Resim Anasanat Dalı Yüksek Lisans Tezi

Danışman: Prof. Cebrail Ötgün

Tez Özeti: Büyü ve gerçek ilişkisi insanlığın en eski konularından biridir. İnsanlığın ilkel dönemden itibaren doğanın büyülü varoluşuna duyduğu merak ve gizemlerinin çözümlenmesine yönelik yapılanlar, aynı zamanda sanatın da tarihini oluşturmuştur. İlkel dönemden itibaren gelişen doğaya egemen olma düşüncesi, doğaya karşı algısının değişmesine yol açarken aynı zamanda farklı bakış açılarını da ortaya çıkarmıştır.

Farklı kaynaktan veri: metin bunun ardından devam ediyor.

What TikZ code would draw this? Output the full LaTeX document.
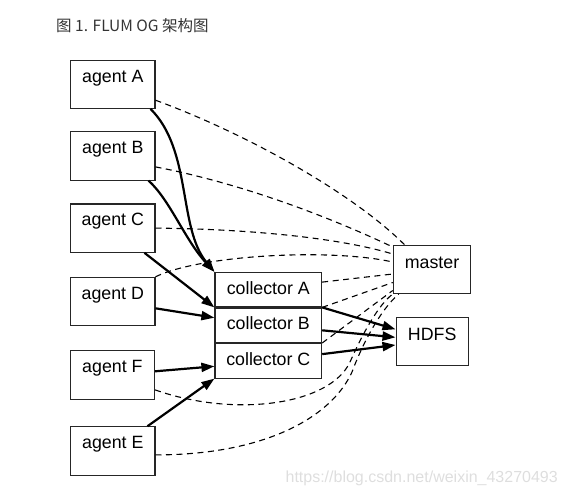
\documentclass[tikz,border=0pt]{standalone}
\usepackage{fontspec}
\setmainfont{Liberation Sans}
\newfontfamily\cjkfont{Noto Sans CJK SC}
\usetikzlibrary{arrows.meta,positioning}

\begin{document}
\begin{tikzpicture}[
        x=1pt, y=-1pt,
        % Styles
        box/.style={
            rectangle,
            draw=black!85,
            line width=1.1pt,
            inner sep=0pt,
            font=\fontsize{17.8}{20}\selectfont
        },
        agentbox/.style={
            box,
            minimum width=84.3pt,
            minimum height=48.3pt,
            text height=22pt,
            text depth=26.3pt
        },
        collectorbox/.style={
            box,
            minimum width=106.7pt,
            minimum height=34.5pt,
            text height=21.9pt,
            text depth=12.6pt
        },
        sinkbox/.style={
            box,
            minimum height=48pt,
            text height=22.6pt,
            text depth=25.4pt
        },
        flow/.style={
            -{Triangle[length=13pt,width=9pt]},
            line width=2.2pt
        },
        ctrlline/.style={
            dash pattern=on 6pt off 4.5pt,
            line width=1.1pt
        }
    ]

    % Page
    \useasboundingbox (0,0) rectangle (568,496);

    % Title
    \node[anchor=base west, inner sep=0pt, text=black!80,
          font=\cjkfont\fontsize{15.5}{18}\selectfont] (title) at (56,31) {图 1. FLUM OG 架构图};

    % Agents
    \node[agentbox] (agA) at (112.8,84.2) {agent A};
    \node[agentbox] (agB) at (112.8,155.9) {agent B};
    \node[agentbox] (agC) at (112.8,228.1) {agent C};
    \node[agentbox] (agD) at (112.8,301.5) {agent D};
    \node[agentbox] (agF) at (112.4,374.9) {agent F};
    \node[agentbox] (agE) at (112.8,450.9) {agent E};

    % Collectors
    \node[collectorbox] (colA) at (268.3,289.6) {collector A};
    \node[collectorbox, below=0pt of colA] (colB) {collector B};
    \node[collectorbox, below=0pt of colB] (colC) {collector C};

    % Master and HDFS
    \node[sinkbox, minimum width=77.4pt] (master) at (432,269.5) {master};
    \node[sinkbox, minimum width=72.3pt] (hdfs) at (432.2,341.5) {HDFS};

    % Control lines to master
    \draw[ctrlline] ([yshift=-16pt]agA.east) .. controls (250,135) and (355,195) .. ([xshift=12pt]master.north west);
    \draw[ctrlline] ([yshift=-11pt]agB.east) .. controls (250,185) and (340,222) .. ([yshift=22.5pt]master.west);
    \draw[ctrlline] (agC.east) .. controls (250,229) and (340,238) .. ([yshift=15.5pt]master.west);
    \draw[ctrlline] (agD.north east) .. controls (200,255) and (330,248) .. ([yshift=7.5pt]master.west);
    \draw[ctrlline] ([yshift=7.5pt]colA.east) -- ([yshift=-4.5pt]master.west);
    \draw[ctrlline] (colB.north east) -- ([yshift=-13pt]master.west);
    \draw[ctrlline] (colC.north east) -- ([yshift=-21pt]master.west);
    \draw[ctrlline] ([yshift=-15pt]agF.east) .. controls (235,418) and (330,405) .. (350,362)
        .. controls (362,335) and (378,305) .. (master.south west);
    \draw[ctrlline] ([yshift=-4pt]agE.east) .. controls (260,455) and (330,420) .. (352,372)
        .. controls (362,345) and (380,310) .. ([xshift=6pt]master.south west);

    % Data flow agents -> collectors
    \draw[flow] ([xshift=-5pt]agA.south east) .. controls (192,150) and (178,228) .. (colA.north west);
    \draw[flow] ([xshift=-7pt]agB.south east) .. controls (170,200) and (185,240) .. (colA.north west);
    \draw[flow] (agC) -- (colB.north west);
    \draw[flow] (agD) -- ([yshift=7.5pt]colB.west);
    \draw[flow] (agF) -- ([yshift=-5.5pt]colC.west);
    \draw[flow] (agE) -- (colC.south west);

    % Data flow collectors -> HDFS
    \draw[flow] (colA.south east) -- ([yshift=12.2pt]hdfs.west);
    \draw[flow] (colB) -- ([yshift=4.2pt]hdfs.west);
    \draw[flow] (colC) -- ([yshift=-3.5pt]hdfs.west);

    % Watermark
    \node[anchor=base east, inner sep=0pt, text=black!13,
          font=\fontsize{16}{18}\selectfont] (mark) at (558,482) {https://blog.csdn.net/weixin\_43270493};

\end{tikzpicture}
\end{document}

Bu araştırma, özellikle çağdaş sanat içinde yeni bir kavramlaştırma olarak ortaya çıkan “Büyülü Gerçeklik” konusunu odağa almaktadır. Konu, sanat tarihinde ve farklı disiplinlerde ortaya çıkan “Büyülü Gerçeklik” ile de desteklenmiştir. Genellikle büyülü gerçekliğin büyülü dünyası günlük hayatın bir parçası haline gelir ve gerçek dünya ile birleştirilerek farklı anlatım tarzlarının kapıları aralanır. Böylece büyülü gerçeklik, farklı ülkelerde farklı sanatçılar tarafından ele alınarak günümüze kadar varlığını sürdürmeyi başarabilmiştir. Çoğunlukla büyülü gerçekliği ele alan sanatçılar, yaşadıkları toplumdaki gerçekliğin arkasındaki gizemi bazen toplumsal bazen kişisel deneyimlerinden bazen de mitler ve efsaneler kullanarak kendi gerçekliklerinin resimlerine aktarılması ve aynı zamanda büyülü gerçekliğin değişimi, görsel sanata yansıması ele alınmıştır. Yapılan üretimler ile desteklenen konu, kişisel deneyimler, bakış, biçim ve anlam açısından farklı bir boyuta taşınmaya çalışılmıştır. Çalışmalarımın temel problemini oluşturan yaşadığım şehrin (Eskişehir) hızla betonlaşması ve yeşilini giderek kaybedilmesine duyduğum tepkisel bir tavırla doğanın konumunun sorgulanmasına yöneliktir. Bu tepkisel tavrın biçimsel ve kavramsal çerçevesinde büyülü gerçeklik ilişkileri sorgulanmıştır. İtici olan ‘’beton’’ ve büyülü olan ‘’doğa’’ ilişkileri, durum, karşıt ya da çelişkileri yan yana getirilerek yeni bir görsel anlatım diline ulaşmak hedeflenmiştir.